In my opinion this is why companies must treat the Corporation Tax payment date with absolute seriousness. There is almost no flexibility once the deadline passes.
What If You Cannot Pay on Time
If your company knows it cannot pay on time, the best approach is to contact HMRC before the payment deadline. HMRC may agree to a Time to Pay arrangement which spreads the cost over instalments. Interest still applies, but HMRC is far more cooperative when the company contacts them early rather than after the deadline passes.
If you ignore the problem, HMRC is far stricter. They may refuse payment plans, escalate debt collection and apply pressure until the balance is paid.
In my opinion early communication is almost always the difference between a manageable outcome and unnecessary stress.
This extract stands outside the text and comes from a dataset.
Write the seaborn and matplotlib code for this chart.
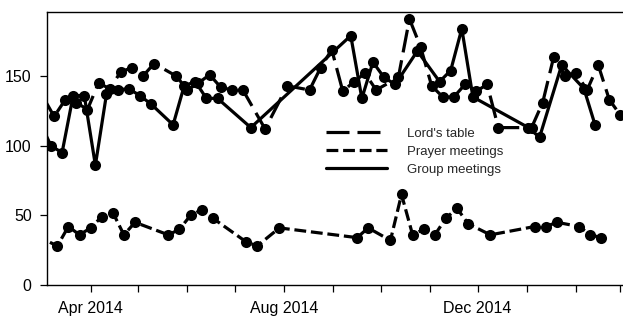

Why Companies Miss the Deadline
The most common reasons are:
misunderstanding the nine months and one day rule
waiting for the accountant to finalise accounts
assuming the deadline matches the filing deadline
cashflow issues
forgetting to register for Corporation Tax on time
incorrect use of Government Gateway services
Most of these problems are easily avoided with early planning. Many businesses set aside estimated Corporation Tax throughout the year to avoid a sudden bill. That simple habit prevents late payment interest and protects cashflow.
Conclusion
The penalties for late Corporation Tax payment take the form of daily interest, rather than fixed fines. The cost grows the longer the payment remains overdue and HMRC enforces non-payment through increasingly firm action. Filing the return late attracts its own penalties, which often occur alongside late payment.
In my opinion the easiest way to avoid issues is to treat the Corporation Tax deadline as a priority long before the year end. Set aside funds, understand your due date and speak to HMRC early if cashflow becomes tight. With a little planning, late payment penalties can be avoided entirely.